23.08.2014

Recenzja: ARKONA / ILLNESS - 7" EP Split

Mały, czarny winylowy krążek, kryjący w sobie dwanaście minut muzycznej strawy, karmi mego ducha jako kromka chleba ze sporyszowym grzybem. Nie atakuje układu nerwowego niczym Ogień Świętego Antoniego bo nie spazmów niekontrolowanych skurczy pchających w upiorny tan opętania tu szukam a doznań wyższych. I trzy wymiary tego wydawnictwa ich dostarczają: nietuzinkowa muzyka, inteligentne teksty i spinające klamrą grafiki.

Arkona / Illness- 7" EP Split
 Godz Ov War Productions / Third Eye Temple 2014

Zaletą tak małych wydawnictw dość często jest to, że nie są one upychanym na siłę odpadem z zapomnianej i okrytej wstydem sesji nagraniowej, lecz splitem skomponowanych specjalnie z myślą o wydawnictwie na przeżywającym swój renesans nośniku pojedynczych utworów.
 Nie są przerywnikiem pomiędzy kolejnymi albumami, bo to i nie mainstream, gdzie trzeba wydać rokrocznie materiał, stworzyć niczym w fabryce, według sprawdzonego wzorca, doszlifować pod czułym okiem cenzora-wydawcy, aby spełnił oczekiwania tłuszczy łykającej bezkrytycznie co się jej podsunie pod nos. Nie inaczej jest w przypadku dzielących ten czarny vinylowy placek Arkony oraz Illness. O ile Arkona przedstawiła utwór nagrany podczas ostatniej sesji dobrze przyjętej Chaos.Ice.Fire, to nie sposób przypisać temu utworowi statusu odrzutu nagraniowego po wyłonieniu o wiele lepszych kompozycji, bo trzyma wysoki poziom muzycznej ekspresji, różnorodności i zaangażowania w spójność z przekazem tekstu. Niewątpliwie właśnie klimat muzycznego niepokoju idealnie współgra z tekstem, analogicznie jak i w przypadku tekstu Illness, który to dla odmiany, utwór na swoją stronę tego winylowego malucha stworzył i nagrał od samego początku właśnie z myślą o nim.

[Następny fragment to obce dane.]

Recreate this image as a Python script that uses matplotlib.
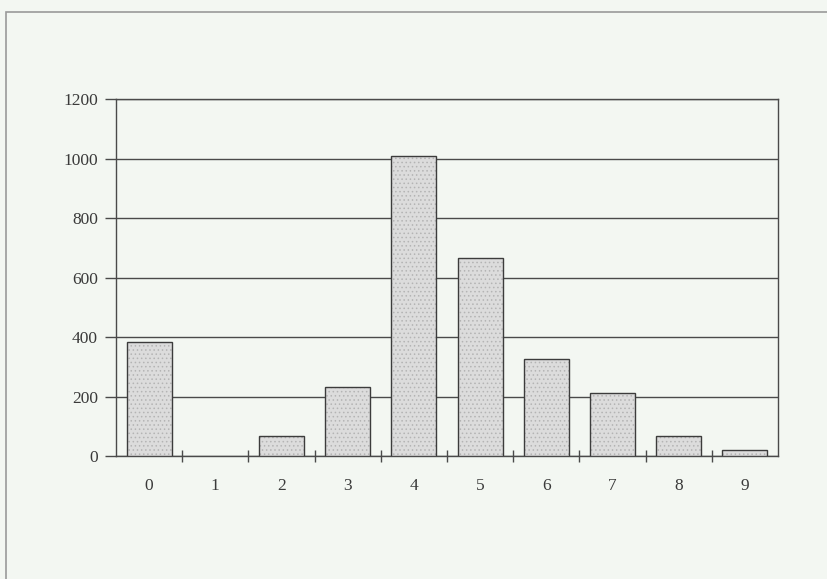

Muzycznie to zaprawdę przechadzka po ogrodzie szaleństwa pod czułym spojrzeniem przycupniętego ponad zasięgiem wzroku krogulca, badawczo analizującego nasze dalsze poczynania. Czy ponownie igła adaptera liźnie wyryte ścieżki by te niepokojące dźwięki popłynęły raz jeszcze w przestrzeń szerząc niepokój i zwątpienie, czy też pognębieni lękiem odłożymy krążek w najgłębszy zakamarek pokoju a wybrzmiałe dźwięki w najmroczniejszą czeluść pamięci.

Muzycznie to wysokiej jakości metal, na pewno przesiąknięty blackową formułą i to z niemałą domieszką industrii [choć raczej nie typowego industrialu]. Wariacje temp okraszone ostrymi jak drut kolczasty riffami, równie jak on pozostawiającymi poszarpane rany zaplątanym w nie tym niedostatecznie ostrożnym, tyle że w świadomości odbiorcy, wespół z wokalnym przekazem sprowadzają odbiorcę na skraj przepaści. Nie tej fizycznie realnej, nad mrocznym nurtem Acherontu, tam – poniżej, poza skrajem linii dachu, lecz na pograniczu załamania, gdy świat jawi się już tylko w odcieniach czerni. I to jest słowo klucz, do jak najwłaściwszego opisu programu tej epki. Niepokój, powolnie opanowujący umysł, podszepty demonów zachęcające do ostatecznego rozwiązania, błogie obrazy nicości uwalniającej od wewnętrznego cierpienia.
Tego placka nie można odbierać jednowymiarowo, jedynie jako dwa utwory, bo spłycenie tego wydawnictwa przez pominięcie wątków tekstowych i graficznych pozbawi każdego potencjalnego odbiorcy pełnego spektrum odczuć, jakie towarzyszą kontemplacji jakiejkolwiek sztuki. Ta jest niewątpliwie trójwymiarowa i oferuje coś więcej niż dwanaście minut muzycznej ekstremy. Wsłuchajcie się w te dźwięki, zagłębcie w teksty, wchłońcie grafikę. Dopiero wtedy na swój własny sposób ją pojmiecie.